Python is ubiquitous and also extremely popular among data scientists. Spark’s Python support is called PySpark. Spark’s Python documentation is here.
Java is also supported. Even with Java 8, Java programs are more verbose than their Python and Scala counterparts. Java nevertheless provides a solid and familiar foundation for writing Spark applications.
I chose to use Scala for this project, both because I have a strong Java background, it’s the Spark team’s choice and because learning Scala was long overdue on my personal todo list.
Spark installation and initial project set-up
First, we need to make sure all the pre-requisites are in place. Then I will show how to build and run the initial sample application.
Pre-requisites
- Java 7, or greater. OpenJDK is fine.
- Scala 2.10 (used instead of the current 2.11 since it’s the Amazon default): Download page
- SBT (Scala build tool): Set-up instructions
- Apache Spark 1.5.2: Download page
- 1) Spark release 1.5.2
- 2) Package type: pre-built for Hadoop 2.6)

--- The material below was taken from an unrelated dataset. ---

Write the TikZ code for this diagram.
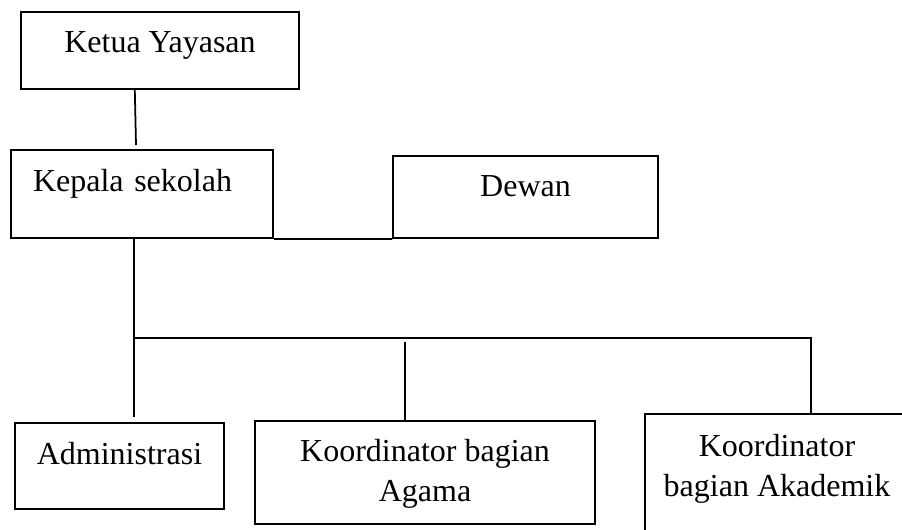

- A good IDE with Scala support will help. I use IntelliJ Idea with the Scala plugin. Scala-IDE is another good alternative.
Building and running the sample application
The sample can be obtained by cloning it
git clone https://github.com/nuvostaq/BigDataSpark.git
Next, check out the initial sample by running
cd BigDataSpark
git checkout p2-initial
The sample can be built by running (ensure sbt is on your path)
sbt assembly
The project uses the SBT assembly plugin to bundle the necessary dependencies into an über-JAR. However, the dependencies are defines as “provided” whenever they are provided by Spark. More details about the project files can be found on the project wiki. Please check it out also in case of build issues.
Now that we have installed all the pre-requisites and built our JAR, it’s time to run the first application:
export MAIN=com.nuvostaq.bigdataspark.BusDataDriver
export APPJAR=target/scala-2.10/BigDataSpark-assembly-0.1.0.jar
export DATADIR=src/test/resources
$SPARKHOME/bin/spark-submit --class $MAIN $APPJAR $DATADIR/BusRoute.16784.21.5.gz $DATADIR/localweather.16786.4.0.gz $DATADIR/BusActivity.16785.8.0.gz /tmp/sparkout
Spark-submit1 is used to run Spark application either locally, on a Spark managed cluster or on a cluster managed by YARN or Apache Mesos. In the example above, I specify the main class of the driver program and the JAR. The rest of the parameters are command line parameters for our driver. In this case:
- BusRoute containing the raw location data of the bus routes2
- localweather containing the temperature and rain amount
- BusActivity containing the bus locations recorded at 5-second intervals
- Output directory name template, where the results will be written (e.g., /tmp/sparkout.buses/part-00000)
At the moment, the driver program looks like this.
It simply loads the input data (Spark automatically handles zipped files) to RDDs and saves the result. Spark handles input on a per-file and per-line basis. The content of each gzipped file is always processed by a single machine (gzip is a non-splittable compression format). As long as the files are not too big, this shouldn’t become an issue. If it does, then some other compression scheme, e.g., snappy, should be selected. Among the various log messages3 produced by spark-submit, you should be able to spot the following three lines:
# route entries = 2
# weather entries = 1
# bus activity entries = 115
The output from the final stage of the driver can be viewed like this:
gzcat /tmp/sparkout.dist/part-00000.gz
(16785-12-Hallila-0725,RoutePoint(12,Hallila - Keskustori P,0725,1450245589025,9330.227504218083))
The output contains a pair RDD4, indexed by a combination of the epoch day, line number, start point, and bus id (scheduled start time HHMM). The value contains a RoutePoint object with partially overlapping information, and the actual payload; the time stamp and current distance from the start for each sample.
Now we have managed to build our first application and run it. In the next post, I will show how Spark can be used to extract data from the bus timing and weather data sources.
Footnotes
2: Note that the file names contain the "Epoch day" (the number of calendar days since the Unix epoch) on which the file was created. Weather data is read on the following day. Hence the epoch day is greater by one. And since the bus routes don't change that often, its epoch day is also different.
3: Logging (provided by log4j) level can be set in $SPARKHOME/conf/log4j.properties. log4j.properties.template can be used as the starting point. 'log4j.rootCategory=INFO, console' controls the log level (WARN, INFO, DEBUG are valid log levels)
4: Pair RDDs consist of key-value pairs. Spark provides a number of useful operations on pair RDDs.